Frontière franco-italienne : l’interdiction faite aux ONG d’assister les migrants suspendue par la justice
21 décembre 2020Reprenant une décision du Conseil d’Etat, le tribunal de Marseille a rappelé au préfet des Hautes-Alpes qu’« un refus d’entrée ne peut être opposé à un étranger qui a pénétré sur le territoire métropolitain en franchissant une frontière intérieure terrestre »
Le tribunal administratif de Marseille a suspendu la décision du préfet des Hautes-Alpes d’empêcher des associations de porter assistance à des migrants retenus dans un local de police à la frontière franco-italienne, a-t-il annoncé jeudi 17 décembre.
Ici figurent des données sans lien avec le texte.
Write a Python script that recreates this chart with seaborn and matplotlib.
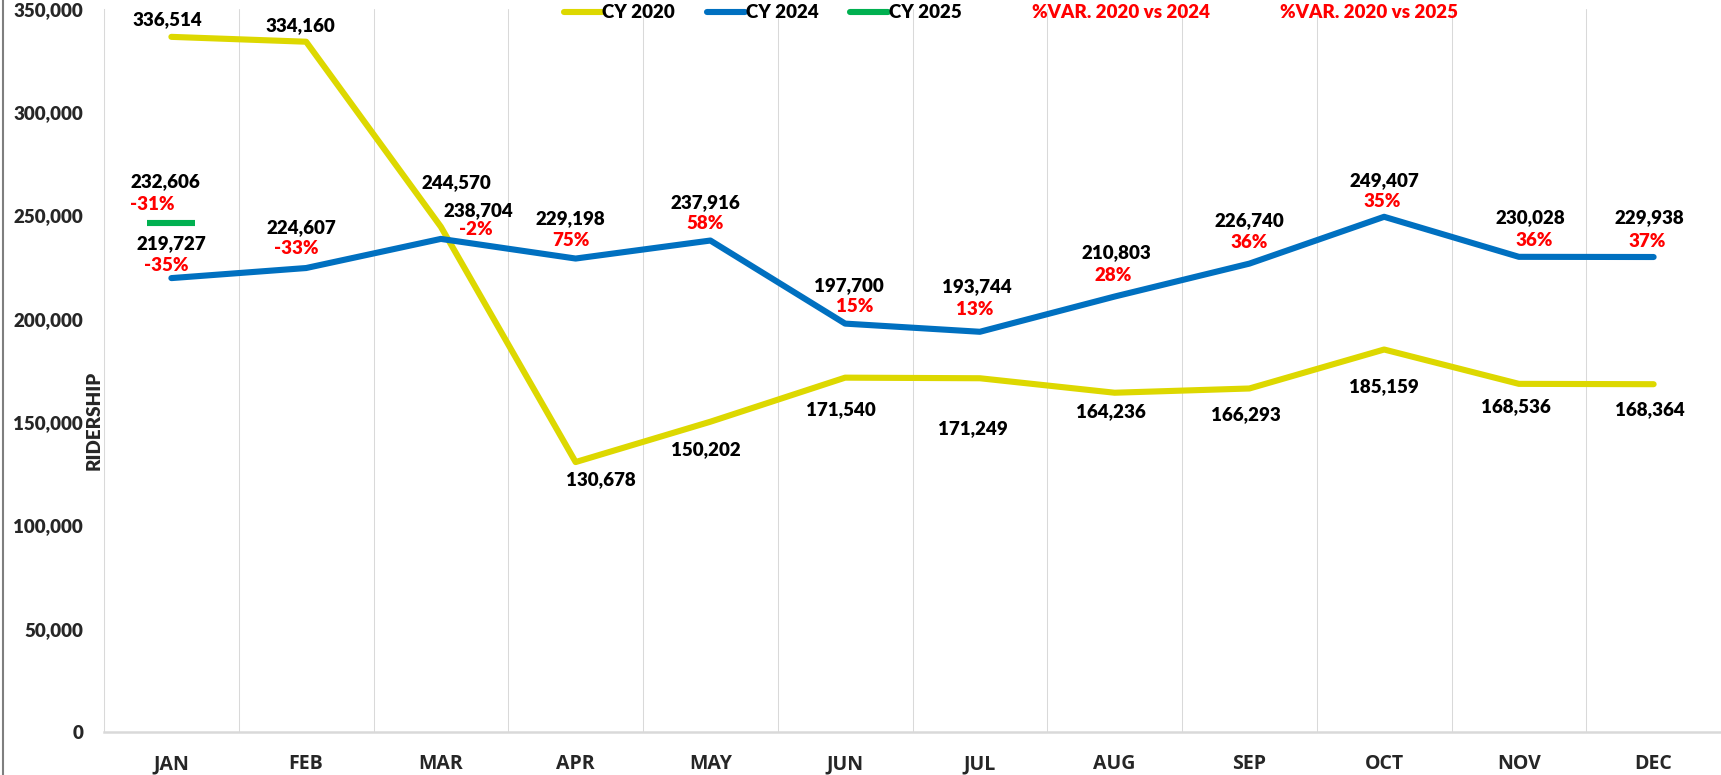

Le 16 octobre, des représentants de deux ONG françaises, l’Association nationale d’assistance aux frontières pour les étrangers (Anafé) et Médecins du Monde, s’étaient présentés dans les locaux de la police aux frontières (PAF) de Montgenèvre (Hautes-Alpes), afin d’apporter assistance juridique et médicale aux étrangers y étant retenus.
« Mais au prétexte d’une “mise à l’abri” de ces personnes, l’accès leur a été refusé par la PAF de Montgenèvre puis par la préfecture des Hautes-Alpes », déclare jeudi le mouvement citoyen Tous migrants dans un communiqué.
Dans une décision rendue le 10 décembre et consultée jeudi, le tribunal administratif de Marseille, saisi en référé par les deux associations, a suspendu « jusqu’au jugement au fond » la décision du préfet. Il lui a enjoint « de procéder au réexamen de la demande d’accès » et a condamné l’Etat à verser aux ONG 1 500 euros.
« Le préfet des Hautes-Alpes ne peut soutenir que le local (…) mis en place dans le cadre du dispositif de refus d’entrée sur le territoire national constituerait un local de mise à l’abri », écrit le tribunal.
La préfecture soutenait que le maintien d’étrangers dans ces locaux ne relevait pas « d’une mesure de privation de liberté ». « Le refus opposé par le préfet des Hautes-Alpes aux associations requérantes, qui disposent d’un droit d’accès aux différents lieux où des ressortissants étrangers sont privés de liberté, porte une atteinte immédiate et caractérisée à leurs intérêts », poursuit le juge des référés.
Second rappel à l’ordre
Il s’agit de la seconde décision de justice enjoignant à l’Etat de revoir sa décision d’interdire l’accès des locaux où sont retenus des migrants aux ONG. A la fin de novembre, le tribunal administratif de Nice avait demandé au préfet des Alpes-Maritimes de revoir sa décision interdisant cet accès aux ONG.
Reprenant une décision du Conseil d’Etat du 27 novembre, le tribunal de Marseille a rappelé qu’« un refus d’entrée ne peut être opposé à un étranger qui a pénétré sur le territoire métropolitain en franchissant une frontière intérieure terrestre ».
En 2019, 30 000 refus d’entrée ont été notifiés sur la frontière franco-italienne, selon les associations qui n’ont pas été contredites, relève le jugement.
« Si les récentes décisions du Conseil d’Etat et des tribunaux administratifs (…) permettent d’ouvrir une nouvelle voie à la reconnaissance et à la sanction des violations quotidiennes des droits des personnes exilées à la frontière franco-italienne, nos associations appellent désormais à ce que ces décisions se traduisent dans les faits », a réagi le collectif Tous migrants.